Когда-то в юности он к ней клеился, но потом перекинулся к Аньке Сапрыкиной. Лена так и не поняла, по какой причине. Впрочем, это никогда ее особо и не интересовало.
– Но даже если и звонила, в упор не помню, о чем мы говорили. Наверное, ничего серьезного.
Лена засмеялась:
– Да? Ну ладно! Вспомнишь вдруг, звони.
И, отбросив все сомнения в состоянии собственной психики, поехала на работу.
Максим обнаружил себя в прихожей родной квартиры. Как тут оказался, он совершенно не помнил.
В доме царила тишина.
Осмотрелся.
Все вроде на своих местах. Хотя нет – на тумбочке нет старого телефона. «Чебурашки», купленного когда-то мамой.
Глянул в зеркало на стене. Увидел там противоположную стену и вешалку чуть в стороне, возле двери.
Себя не увидел. Но совершенно не удивился.
И вообще ему показалось, что он уже побывал здесь. Но вовсе не тогда, когда заявился к маме в гости на оладушки в компании с Баксом и Элвисом.
Нет, это вроде бы случилось позже.
Заглянул на кухню. Там оказалось чисто и пусто. Тишина, никого.
А в прошлый раз оба стола были заставлены разнообразной закусью – салаты оливье и рис с крабовыми палочками, тушеная картошка с мясом. Возле столов хлопотали тетя Зина и две какие-то вроде бы знакомые бабки. Дядя Вася, заплативший когда-то за спиленную грушу, добывал из холодильника литровые бутылки с какой-то прозрачной жидкостью. Этикеток на бутылках не было – видимо, самогонка. За выпивкой последовали пластмассовые флаконы с «Пепси». Гидроколбаса…
Было это или не было?
Может, приснилось?
Он покинул кухню, прошел по коридору, ввалился в зал.
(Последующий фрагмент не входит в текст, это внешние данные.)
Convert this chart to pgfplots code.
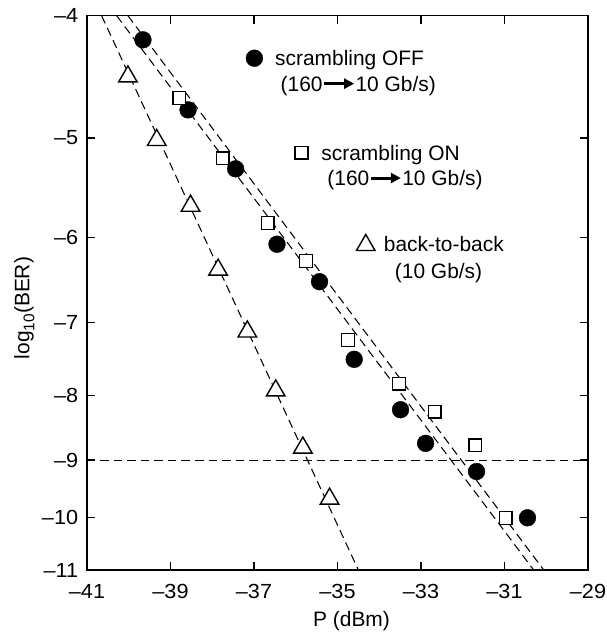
\documentclass[border=0pt]{standalone}
\usepackage{fontspec}
\setmainfont{Liberation Sans}
\usepackage{pgfplots}
\usepackage{pgfplotstable}
\pgfplotsset{compat=1.18}
\usetikzlibrary{arrows.meta}

\newcommand\tickfont{\fontsize{20.5}{20.5}\selectfont}
\newcommand\labfont{\fontsize{21}{25.5}\selectfont}
\newcommand\arr{\tikz[baseline=0pt]\draw[line width=3bp,-{Triangle[length=10bp,width=10bp]}] (0,7.5bp) -- (30bp,7.5bp);}

\pgfplotstableread{
P L
-39.66 -4.18
-38.58 -4.75
-37.44 -5.29
-36.45 -6.07
-35.43 -6.50
-34.60 -7.49
-33.49 -8.21
-32.89 -8.73
-31.67 -9.19
-30.45 -10.00
}\off
\pgfplotstableread{
P L
-38.79 -4.65
-37.75 -5.19
-36.67 -5.84
-35.75 -6.26
-34.75 -7.23
-33.53 -7.83
-32.67 -8.24
-31.70 -8.76
-30.97 -10.00
}\on
\pgfplotstableread{
P L
-40.02 -4.47
-39.33 -5.02
-38.52 -5.66
-37.86 -6.36
-37.16 -7.12
-36.48 -7.93
-35.83 -8.80
-35.19 -9.66
}\btb

\begin{document}
\begin{tikzpicture}
\begin{axis}[name=ax, at={(0,0)}, anchor=south west,
  scale only axis, width=501bp, height=554.3bp,
  xmin=-41, xmax=-29, ymin=-11, ymax=-4,
  y coord trafo/.code={\pgfmathparse{-ln(0-(#1))/2.302585093}},
  y coord inv trafo/.code={\pgfmathparse{-exp(-(#1)*2.302585093)}},
  xtick={-41,-39,-37,-35,-33,-31,-29},
  xticklabels={–41,–39,–37,–35,–33,–31,–29},
  ytick={-11,-10,-9,-8,-7,-6,-5,-4},
  yticklabels={–11,–10,–9,–8,–7,–6,–5,–4},
  minor tick num=0,
  tick align=inside, tick pos=both, major tick length=8bp,
  tick style={line width=1.2bp, black},
  axis line style={line width=1.4bp},
  xticklabel style={font=\tickfont, inner sep=0pt, anchor=base, yshift=-28.5bp, xscale=1.06},
  yticklabel style={font=\tickfont, inner sep=0pt, anchor=east, xshift=-8.7bp, xscale=1.06},
  xlabel={P (dBm)},
  xlabel style={at={(axis description cs:0.528,-0.1023)}, anchor=base, font=\labfont, inner sep=0pt},
  ylabel={log\raisebox{-5bp}{\fontsize{15.5}{15.5}\selectfont 10}(BER)},
  ylabel style={at={(axis description cs:-0.1148,0.4727)}, anchor=base, font=\labfont, inner sep=0pt},
  dashline/.style={black, line width=1.05bp, dash pattern=on 8.5bp off 5bp},
]
\addplot[dashline] coordinates {(-41,-9) (-29,-9)};
\addplot[dashline] coordinates {(-40.65,-4) (-34.50,-11)};
\addplot[dashline] coordinates {(-40.29,-4) (-30.30,-11)};
\addplot[dashline] coordinates {(-40.02,-4) (-30.06,-11)};
\addplot[only marks, mark=*, mark size=8.4bp, black] table[x=P, y=L] {\off};
\addplot[only marks, mark=square*, mark size=6.4bp, black, mark options={fill=white, line width=1.4bp}] table[x=P, y=L] {\on};
\addplot[only marks, mark=triangle*, mark size=10.7bp, black, mark options={fill=white, line width=1.4bp}] table[x=P, y=L] {\btb};
\end{axis}

% legend entries (overlay axes, each with one legend)
\begin{axis}[at={(ax.south west)}, anchor=south west, scale only axis, width=501bp, height=554.3bp,
  hide axis, xmin=0, xmax=1, ymin=0, ymax=1,
  legend cell align=left,
  legend style={at={(0.3174,0.9418)}, anchor=north west, draw=none, fill=none, inner sep=0pt, outer sep=0pt,
    column sep=0pt, row sep=0pt, cells={anchor=base west}, nodes={inner sep=0pt, outer sep=0pt, font=\labfont}},
  legend image code/.code={\draw[#1] plot coordinates {(0bp,7.5bp)}; \path[draw=none,fill=none] (0bp,0bp) -- (20.8bp,0bp);}]
\addlegendimage{only marks, mark=*, mark size=8.4bp, black}
\addlegendentry{{\begin{tabular}[t]{@{}l@{}}scrambling OFF\\\hspace*{5.5bp}(160\arr10 Gb/s)\end{tabular}}}
\end{axis}
\begin{axis}[at={(ax.south west)}, anchor=south west, scale only axis, width=501bp, height=554.3bp,
  hide axis, xmin=0, xmax=1, ymin=0, ymax=1,
  legend cell align=left,
  legend style={at={(0.4152,0.7715)}, anchor=north west, draw=none, fill=none, inner sep=0pt, outer sep=0pt,
    column sep=0pt, row sep=0pt, cells={anchor=base west}, nodes={inner sep=0pt, outer sep=0pt, font=\labfont}},
  legend image code/.code={\draw[#1] plot coordinates {(0bp,7.5bp)}; \path[draw=none,fill=none] (0bp,0bp) -- (20bp,0bp);}]
\addlegendimage{only marks, mark=square*, mark size=6.4bp, black, mark options={fill=white, line width=1.4bp}}
\addlegendentry{{\begin{tabular}[t]{@{}l@{}}scrambling ON\\\hspace*{6bp}(160\arr10 Gb/s)\end{tabular}}}
\end{axis}
\begin{axis}[at={(ax.south west)}, anchor=south west, scale only axis, width=501bp, height=554.3bp,
  hide axis, xmin=0, xmax=1, ymin=0, ymax=1,
  legend cell align=left,
  legend style={at={(0.5379,0.6064)}, anchor=north west, draw=none, fill=none, inner sep=0pt, outer sep=0pt,
    column sep=0pt, row sep=0pt, cells={anchor=base west}, nodes={inner sep=0pt, outer sep=0pt, font=\labfont}},
  legend image code/.code={\draw[#1] plot coordinates {(0bp,6.5bp)}; \path[draw=none,fill=none] (0bp,0bp) -- (18.2bp,0bp);}]
\addlegendimage{only marks, mark=triangle*, mark size=10.7bp, black, mark options={fill=white, line width=1.4bp}}
\addlegendentry{{\begin{tabular}[t]{@{}l@{}}back-to-back\\[1.5bp]\hspace*{11bp}(10 Gb/s)\end{tabular}}}
\end{axis}

\path ([shift={(-87bp,-63bp)}]ax.south west) rectangle ([shift={(19bp,15.7bp)}]ax.north east);
\end{tikzpicture}
\end{document}
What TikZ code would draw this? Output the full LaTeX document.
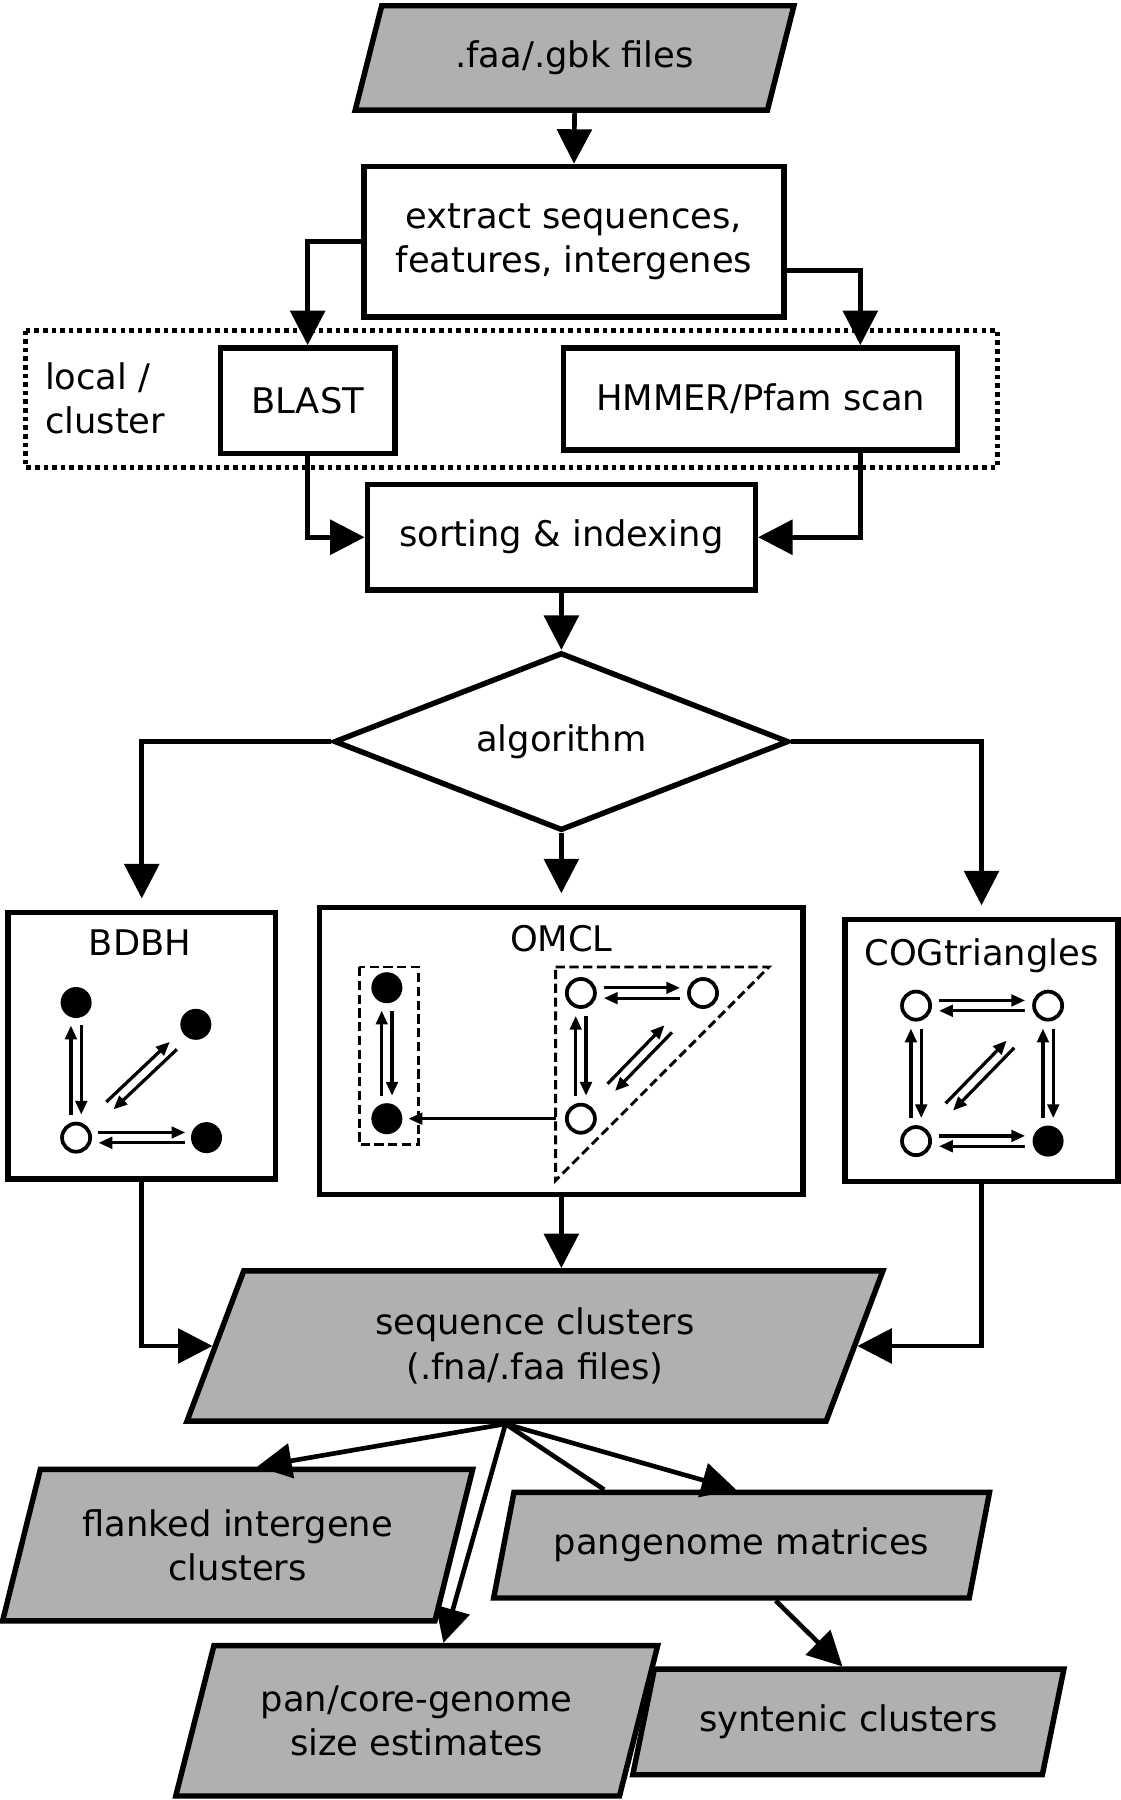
\documentclass[tikz,border=0pt]{standalone}
\usepackage{fontspec}
\setmainfont{DejaVu Sans}
\usetikzlibrary{arrows.meta,shapes.geometric,calc}
\definecolor{iogray}{RGB}{176,176,176}

% one small arrow from #1 to #2, on the left of its way
\newcommand\onearr[4]{\draw[sarr,shorten <=#3,shorten >=#4] ($(#1)!0.9mm!90:(#2)$) -- ($(#2)!0.9mm!-90:(#1)$);}
\newcommand\twoarr[4]{\onearr{#1}{#2}{#3}{#4}\onearr{#2}{#1}{#4}{#3}}

\begin{document}
\begin{tikzpicture}[x=0.2mm, y=-0.2mm,
  every node/.style={font=\fontsize{17.5}{22}\selectfont, align=center},
  box/.style={draw, line width=2.7pt},
  io/.style={trapezium, trapezium left angle=70, trapezium right angle=110,
    trapezium stretches=true, draw, fill=iogray, line width=2.7pt},
  decision/.style={diamond, aspect=2.55, draw, line width=2.7pt},
  arr/.style={line width=2.3pt, -{Triangle[length=6mm,width=6mm]}},
  sarr/.style={line width=1.6pt, -{Triangle[length=2.4mm,width=2mm]}},
  fdot/.style={circle, fill=black, minimum size=5.4mm, inner sep=0pt},
  odot/.style={circle, draw, line width=0.65mm, minimum size=4.9mm, inner sep=0pt},
  grp/.style={line width=0.5mm, dash pattern=on 1.6mm off 0.8mm}]
  \useasboundingbox (0,0) rectangle (976,1568);

  % input and searches
  \node[io, minimum width=76.6mm, minimum height=18.2mm] (files) at (500.5,50.5) {.faa/.gbk files};
  \node[box, minimum width=73.2mm, minimum height=26.2mm] (extract) at (500,210.5) {extract sequences,\\features, intergenes};
  \draw[line width=0.8mm, dash pattern=on 0.8mm off 0.7mm] (22,288) rectangle (869,407); % local / cluster
  \node[anchor=west, align=left] (local) at (33,347) {local /\\cluster};
  \node[box, minimum width=30.4mm, minimum height=18.4mm] (blast) at (268,349) {BLAST};
  \node[box, minimum width=68.6mm, minimum height=17.8mm] (hmmer) at (662.5,347.5) {HMMER/Pfam scan};
  \node[box, minimum width=67.6mm, minimum height=18.4mm] (sort) at (489,468) {sorting \& indexing};
  \node[decision, minimum width=79.2mm, minimum height=31mm] (algo) at (489,646) {algorithm};

  % BDBH
  \node[box, minimum width=46.6mm, minimum height=46.4mm] (bdbh) at (123.5,911) {};
  \node (bdbhT) at (122,821) {BDBH};
  \node[odot] (b0) at (66.3,991) {};
  \node[fdot] (b1) at (66.3,873.3) {};
  \node[fdot] (b2) at (170.6,892.3) {};
  \node[fdot] (b3) at (179.9,991) {};
  \twoarr{b0}{b1}{4mm}{4mm}
  \twoarr{b0}{b2}{8.1mm}{5.4mm}
  \twoarr{b0}{b3}{3.9mm}{3.7mm}

  % OMCL
  \node[box, minimum width=84.2mm, minimum height=50mm] (omcl) at (489,915.5) {};
  \node (omclT) at (489,818) {OMCL};
  \draw[grp] (312.8,842.4) rectangle (364.8,997);
  \draw[grp] (484,842.4) -- (669.8,842.4) -- (484,1028.3) -- cycle;
  \node[fdot] (f1) at (337,860.4) {};
  \node[fdot] (f2) at (337,974.5) {};
  \node[odot] (o1) at (506,865) {};
  \node[odot] (o2) at (612.4,865) {};
  \node[odot] (o3) at (506,974.5) {};
  \twoarr{f2}{f1}{4mm}{4mm}
  \twoarr{o1}{o2}{4mm}{4mm}
  \twoarr{o3}{o1}{4mm}{4mm}
  \twoarr{o3}{o2}{7.6mm}{8.7mm}
  \draw[sarr, shorten <=1.6mm, shorten >=1mm] (o3.west) -- (f2.east);

  % COGtriangles
  \node[box, minimum width=47.6mm, minimum height=45.6mm] (cog) at (855,915) {};
  \node (cogT) at (855,833) {COGtriangles};
  \node[odot] (c0) at (798,876) {};
  \node[odot] (c1) at (913,876) {};
  \node[odot] (c3) at (798,994) {};
  \node[fdot] (c2) at (913,994) {};
  \twoarr{c0}{c1}{4mm}{4mm}
  \twoarr{c3}{c0}{4mm}{4mm}
  \twoarr{c2}{c1}{4mm}{4mm}
  \twoarr{c3}{c2}{4mm}{4mm}
  \twoarr{c3}{c1}{8.3mm}{9.4mm}

  % outputs
  \node[io, minimum width=121.6mm, minimum height=26.2mm] (seq) at (466,1172.5) {sequence clusters\\(.fna/.faa files)};
  \node[io, minimum width=82mm, minimum height=26.4mm] (flanked) at (207,1346) {flanked intergene\\clusters};
  \node[io, minimum width=86.4mm, minimum height=18.4mm] (pangen) at (646,1346) {pangenome matrices};
  \node[io, minimum width=84mm, minimum height=26.2mm] (pancore) at (363,1499) {pan/core-genome\\size estimates};
  \node[io, minimum width=75.2mm, minimum height=18.4mm] (syn) at (739,1500) {syntenic clusters};

  \draw[arr] (files.south) -- (extract.north);
  \draw[arr] (extract.west) -| (blast.north);
  \draw[arr] ($(extract.east)!.37!(extract.south east)$) -| ($(hmmer.north)!.5!(hmmer.north east)$);
  \draw[arr] (blast.south) |- (sort.west);
  \draw[arr] ($(hmmer.south)!.5!(hmmer.south east)$) |- (sort.east);
  \draw[arr] (sort.south) -- (algo.north);
  \draw[arr, shorten >=2mm] (algo.west) -| (bdbh.north);
  \draw[arr, shorten >=2mm] (algo.south) -- (omcl.north);
  \draw[arr, shorten >=2mm] (algo.east) -| (cog.north);
  \draw[arr] (bdbh.south) |- (seq.left side);
  \draw[arr] (omcl.south) -- (omcl.south |- seq.top side);
  \draw[arr] (cog.south) |- (seq.right side);
  \draw[arr] (seq.bottom side) -- (flanked.top side);
  \draw[arr] (seq.bottom side) -- ($(pancore.top side)+(6,0)$);
  \draw[line width=2.3pt] (seq.bottom side) -- ($(pangen.top side)+(-129,0)$);
  \draw[arr] (seq.bottom side) -- ($(pangen.top side)+(-14,0)$);
  \draw[arr] ($(pangen.bottom side)+(39,0)$) -- ($(syn.top side)+(-15,0)$);
\end{tikzpicture}
\end{document}
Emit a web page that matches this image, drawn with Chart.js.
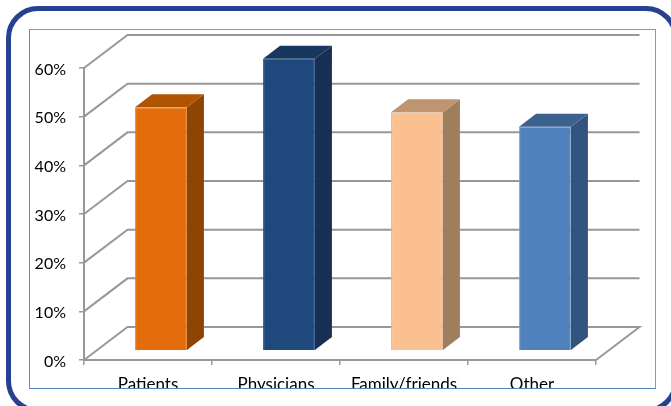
<!DOCTYPE html>
<html>
<head>
<meta charset="utf-8">
<script src="https://cdn.jsdelivr.net/npm/chart.js@4/dist/chart.umd.min.js"></script>
<style>
    html, body { margin: 0; padding: 0; background: #fff; overflow: hidden; }
    #page { position: relative; width: 671px; height: 406px; overflow: hidden; }
    #frame { position: absolute; left: 6px; top: 6px; width: 662px; height: 397px; border: 5px solid #27408f; border-radius: 32px; }
    #box { position: absolute; left: 29px; top: 29px; width: 625px; height: 358px; border: 1.5px solid #7a9cc0; border-bottom-color: #5585bd; border-left-color: #6590bd; overflow: hidden; background: #fff; }
    #chart { position: absolute; left: 0; top: 0; }
</style>
</head>
<body>
<div id="page">
    <div id="frame"></div>
    <div id="box"><canvas id="chart" width="625" height="358"></canvas></div>
</div>
<script>
const categories = ['Patients', 'Physicians', 'Family/friends', 'Other'];
const values = [50, 60, 49, 46];
const yTicks = [0, 10, 20, 30, 40, 50, 60];

const frontColors = ['#e46c0a', '#1f497d', '#fac090', '#4f81bd'];
const edgeColors = ['#e27f30', '#264f82', '#d8b79a', '#7f9dc0'];
const topColors = ['#b05404', '#17375e', '#bf9470', '#3b618e'];
const sideColors = ['#8e4503', '#162f52', '#a07d5c', '#31557f'];

const textColor = '#000';
const gridColor = '#989898';
const fontFamily = 'Lato, Carlito, sans-serif';

// 3d look: back wall offset and how far the bars sit from the front edge
const wallDx = 43.5, wallDy = -33;
const barShiftX = 13, barShiftY = -9.3;
const barDepthX = 17, barDepthY = -13;

const poly = (ctx, pts, fill) => {
    ctx.beginPath();
    pts.forEach((p, i) => i ? ctx.lineTo(p[0], p[1]) : ctx.moveTo(p[0], p[1]));
    ctx.closePath();
    ctx.fillStyle = fill;
    ctx.fill();
};

const box3d = {
    id: 'box3d',
    beforeDatasetsDraw(chart) {
        const { ctx, scales: { x, y } } = chart;
        ctx.save();
        ctx.strokeStyle = gridColor;
        ctx.lineWidth = 2;
        yTicks.forEach(v => {
            const py = y.getPixelForValue(v);
            ctx.beginPath();
            ctx.moveTo(x.left, py);
            ctx.lineTo(x.left + wallDx, py + wallDy);
            ctx.lineTo(x.right + wallDx, py + wallDy);
            if (v === 0) ctx.lineTo(x.right, py);
            ctx.stroke();
        });
        ctx.restore();

        ctx.save();
        ctx.translate(barShiftX, barShiftY);
        chart.getDatasetMeta(0).data.forEach((bar, i) => {
            const l = bar.x - bar.width / 2, r = bar.x + bar.width / 2;
            poly(ctx, [[r, bar.y], [r + barDepthX, bar.y + barDepthY], [r + barDepthX, bar.base + barDepthY], [r, bar.base]], sideColors[i]);
            poly(ctx, [[l, bar.y], [l + barDepthX, bar.y + barDepthY], [r + barDepthX, bar.y + barDepthY], [r, bar.y]], topColors[i]);
        });
    },
    afterDatasetsDraw(chart) {
        chart.ctx.restore();
    }
};

new Chart(document.getElementById('chart'), {
    type: 'bar',
    data: {
        labels: categories,
        datasets: [{
            data: values,
            backgroundColor: frontColors,
            borderColor: edgeColors,
            borderWidth: 1,
            barPercentage: 1,
            categoryPercentage: 0.405
        }]
    },
    plugins: [box3d],
    options: {
        responsive: false,
        animation: false,
        layout: { padding: { top: 38, right: 59, left: 0, bottom: 0 } },
        plugins: { legend: { display: false }, tooltip: { enabled: false } },
        scales: {
            x: {
                afterFit: s => { s.height = 28; },
                grid: { drawOnChartArea: false, color: gridColor, lineWidth: 1.5, tickLength: 5, offset: true },
                border: { color: gridColor, width: 2 },
                ticks: { color: textColor, padding: 9, maxRotation: 0, font: { family: fontFamily, size: 17 } }
            },
            y: {
                min: 0,
                max: 60,
                afterFit: s => { s.width = 54; },
                grid: { drawOnChartArea: false, color: gridColor, lineWidth: 1.5, tickLength: 5 },
                border: { color: gridColor, width: 2 },
                ticks: { color: textColor, padding: 13, labelOffset: 1.5, stepSize: 10, callback: v => v + '%', font: { family: fontFamily, size: 16 } }
            }
        }
    }
});
</script>
</body>
</html>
В прошлый раз в ее центре расположился накрытый стол. На стене висел набор сто раз виденных фотографий.
На дальнем краю стола, ближе к окну, стояла стопка, а к ней прислонилась фотография, совершенно незнакомая. Но на ней – он сам, Максим Коробов.
Стол сервирован на немалое количество человек.
И весь этот народ тут. Лена, Севас, его Анька, еще какие-то мужики и бабы со знакомыми, но давно забытыми физиономиями…
И говорили почему-то не о нем, а о только что умершем Барде. Видимо, к смерти Француза уже привыкли…
Было это или не было?
Сейчас стола в зале не оказалось. И людей – тоже.
Пустота и тишина…
Судя по разговорам, вроде бы приснились собственные поминки.
Вот только нет уверенности, что это был сон.
Ему ни к селу ни к городу вспомнилось прочитанное когда-то четверостишие:
Впрочем, почему же ни к селу ни к городу? Очень даже в нужный момент…
Максим помотал головой, избавляясь от наваждения, и закрыл глаза.
А когда открыл, родной квартиры вокруг уже не было.
Он стоял перед двумя туннелями.
Типа направо шагнешь – коня на скаку остановишь; налево шагнешь – в горящую избу войдешь…
Туннели были короткие.
В конце правого – родовое кресло-кровать, возле кресла застыли в ожидании врач и акушерка.
В конце левого – серая муть, в глубине которой стремительно метались темно-серые тени.
«Неужели все сначала? – подумал Максим. – О нет, Господи!»
Он был абсолютно уверен, что за него уже все решено, что от него больше ничего не зависит. И вот – получите и распишитесь!
Мгновение мучительного выбора длилось целую вечность.